== SOURCE DATA

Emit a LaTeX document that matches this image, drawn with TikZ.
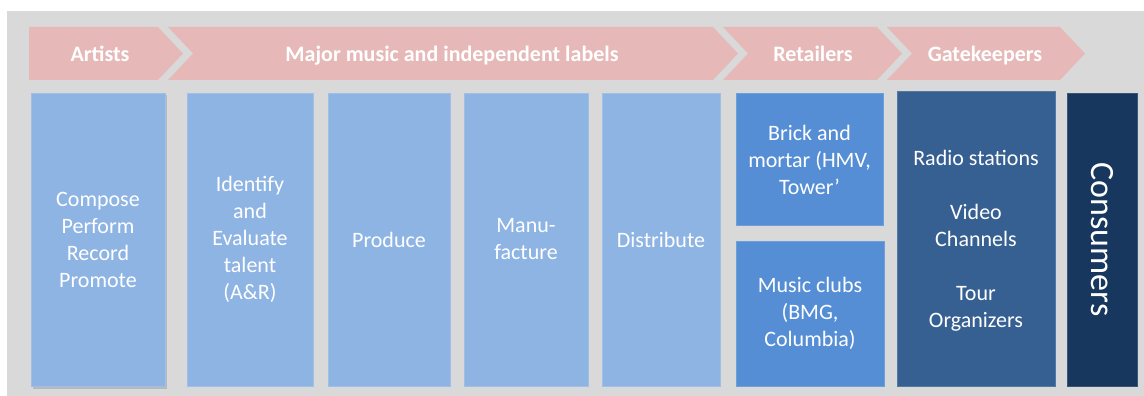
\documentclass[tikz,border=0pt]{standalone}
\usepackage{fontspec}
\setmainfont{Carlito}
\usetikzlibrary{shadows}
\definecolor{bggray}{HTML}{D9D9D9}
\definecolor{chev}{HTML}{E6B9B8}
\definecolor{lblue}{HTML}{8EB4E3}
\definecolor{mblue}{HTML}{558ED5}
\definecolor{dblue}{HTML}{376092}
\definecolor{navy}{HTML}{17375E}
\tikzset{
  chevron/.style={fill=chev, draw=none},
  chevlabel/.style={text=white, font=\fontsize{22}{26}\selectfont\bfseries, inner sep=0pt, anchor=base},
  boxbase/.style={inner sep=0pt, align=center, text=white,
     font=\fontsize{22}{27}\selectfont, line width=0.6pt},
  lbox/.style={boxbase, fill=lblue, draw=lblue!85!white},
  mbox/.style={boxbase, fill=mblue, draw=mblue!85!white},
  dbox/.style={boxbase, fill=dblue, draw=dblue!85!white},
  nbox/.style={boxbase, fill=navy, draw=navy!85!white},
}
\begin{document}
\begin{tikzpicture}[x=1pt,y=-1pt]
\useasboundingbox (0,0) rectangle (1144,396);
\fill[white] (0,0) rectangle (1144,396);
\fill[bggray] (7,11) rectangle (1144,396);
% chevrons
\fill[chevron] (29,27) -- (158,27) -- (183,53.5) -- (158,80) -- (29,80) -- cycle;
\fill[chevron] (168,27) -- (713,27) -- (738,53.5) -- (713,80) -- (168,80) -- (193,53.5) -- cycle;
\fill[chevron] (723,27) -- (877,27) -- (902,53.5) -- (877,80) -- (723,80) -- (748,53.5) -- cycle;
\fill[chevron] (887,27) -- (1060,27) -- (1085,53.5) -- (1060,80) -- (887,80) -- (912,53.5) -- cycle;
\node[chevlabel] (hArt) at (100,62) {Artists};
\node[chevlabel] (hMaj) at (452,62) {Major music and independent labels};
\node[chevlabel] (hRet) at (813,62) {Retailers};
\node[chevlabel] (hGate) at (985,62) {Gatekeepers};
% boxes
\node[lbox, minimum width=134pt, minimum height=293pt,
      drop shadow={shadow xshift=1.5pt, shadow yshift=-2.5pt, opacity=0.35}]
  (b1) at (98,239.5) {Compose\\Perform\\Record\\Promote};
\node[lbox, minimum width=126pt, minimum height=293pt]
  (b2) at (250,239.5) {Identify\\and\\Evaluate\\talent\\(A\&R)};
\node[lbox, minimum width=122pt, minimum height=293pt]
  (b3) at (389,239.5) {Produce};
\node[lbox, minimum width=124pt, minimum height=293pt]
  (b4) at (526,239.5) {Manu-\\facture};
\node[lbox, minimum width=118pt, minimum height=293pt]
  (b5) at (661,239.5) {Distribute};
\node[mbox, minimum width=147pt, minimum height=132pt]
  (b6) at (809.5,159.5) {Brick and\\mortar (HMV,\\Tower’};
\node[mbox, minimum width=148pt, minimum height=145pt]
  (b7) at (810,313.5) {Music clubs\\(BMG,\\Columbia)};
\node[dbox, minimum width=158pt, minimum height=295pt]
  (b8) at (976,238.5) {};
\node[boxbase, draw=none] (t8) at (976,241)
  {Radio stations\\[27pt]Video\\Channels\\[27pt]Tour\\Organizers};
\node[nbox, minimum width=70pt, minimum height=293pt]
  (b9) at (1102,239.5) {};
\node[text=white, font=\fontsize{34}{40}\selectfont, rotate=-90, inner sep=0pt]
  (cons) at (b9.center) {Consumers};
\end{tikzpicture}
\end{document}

====

WORK REQUIRED:
Each line of the data is to be duplicated exactly; pictures stay out of the copy.

ANSWER TO THIS TASK:
Emit a LaTeX document that matches this image, drawn with TikZ.
\documentclass[tikz,border=0pt]{standalone}
\usepackage{fontspec}
\setmainfont{Carlito}
\usetikzlibrary{shadows}
\definecolor{bggray}{HTML}{D9D9D9}
\definecolor{chev}{HTML}{E6B9B8}
\definecolor{lblue}{HTML}{8EB4E3}
\definecolor{mblue}{HTML}{558ED5}
\definecolor{dblue}{HTML}{376092}
\definecolor{navy}{HTML}{17375E}
\tikzset{
  chevron/.style={fill=chev, draw=none},
  chevlabel/.style={text=white, font=\fontsize{22}{26}\selectfont\bfseries, inner sep=0pt, anchor=base},
  boxbase/.style={inner sep=0pt, align=center, text=white,
     font=\fontsize{22}{27}\selectfont, line width=0.6pt},
  lbox/.style={boxbase, fill=lblue, draw=lblue!85!white},
  mbox/.style={boxbase, fill=mblue, draw=mblue!85!white},
  dbox/.style={boxbase, fill=dblue, draw=dblue!85!white},
  nbox/.style={boxbase, fill=navy, draw=navy!85!white},
}
\begin{document}
\begin{tikzpicture}[x=1pt,y=-1pt]
\useasboundingbox (0,0) rectangle (1144,396);
\fill[white] (0,0) rectangle (1144,396);
\fill[bggray] (7,11) rectangle (1144,396);
% chevrons
\fill[chevron] (29,27) -- (158,27) -- (183,53.5) -- (158,80) -- (29,80) -- cycle;
\fill[chevron] (168,27) -- (713,27) -- (738,53.5) -- (713,80) -- (168,80) -- (193,53.5) -- cycle;
\fill[chevron] (723,27) -- (877,27) -- (902,53.5) -- (877,80) -- (723,80) -- (748,53.5) -- cycle;
\fill[chevron] (887,27) -- (1060,27) -- (1085,53.5) -- (1060,80) -- (887,80) -- (912,53.5) -- cycle;
\node[chevlabel] (hArt) at (100,62) {Artists};
\node[chevlabel] (hMaj) at (452,62) {Major music and independent labels};
\node[chevlabel] (hRet) at (813,62) {Retailers};
\node[chevlabel] (hGate) at (985,62) {Gatekeepers};
% boxes
\node[lbox, minimum width=134pt, minimum height=293pt,
      drop shadow={shadow xshift=1.5pt, shadow yshift=-2.5pt, opacity=0.35}]
  (b1) at (98,239.5) {Compose\\Perform\\Record\\Promote};
\node[lbox, minimum width=126pt, minimum height=293pt]
  (b2) at (250,239.5) {Identify\\and\\Evaluate\\talent\\(A\&R)};
\node[lbox, minimum width=122pt, minimum height=293pt]
  (b3) at (389,239.5) {Produce};
\node[lbox, minimum width=124pt, minimum height=293pt]
  (b4) at (526,239.5) {Manu-\\facture};
\node[lbox, minimum width=118pt, minimum height=293pt]
  (b5) at (661,239.5) {Distribute};
\node[mbox, minimum width=147pt, minimum height=132pt]
  (b6) at (809.5,159.5) {Brick and\\mortar (HMV,\\Tower’};
\node[mbox, minimum width=148pt, minimum height=145pt]
  (b7) at (810,313.5) {Music clubs\\(BMG,\\Columbia)};
\node[dbox, minimum width=158pt, minimum height=295pt]
  (b8) at (976,238.5) {};
\node[boxbase, draw=none] (t8) at (976,241)
  {Radio stations\\[27pt]Video\\Channels\\[27pt]Tour\\Organizers};
\node[nbox, minimum width=70pt, minimum height=293pt]
  (b9) at (1102,239.5) {};
\node[text=white, font=\fontsize{34}{40}\selectfont, rotate=-90, inner sep=0pt]
  (cons) at (b9.center) {Consumers};
\end{tikzpicture}
\end{document}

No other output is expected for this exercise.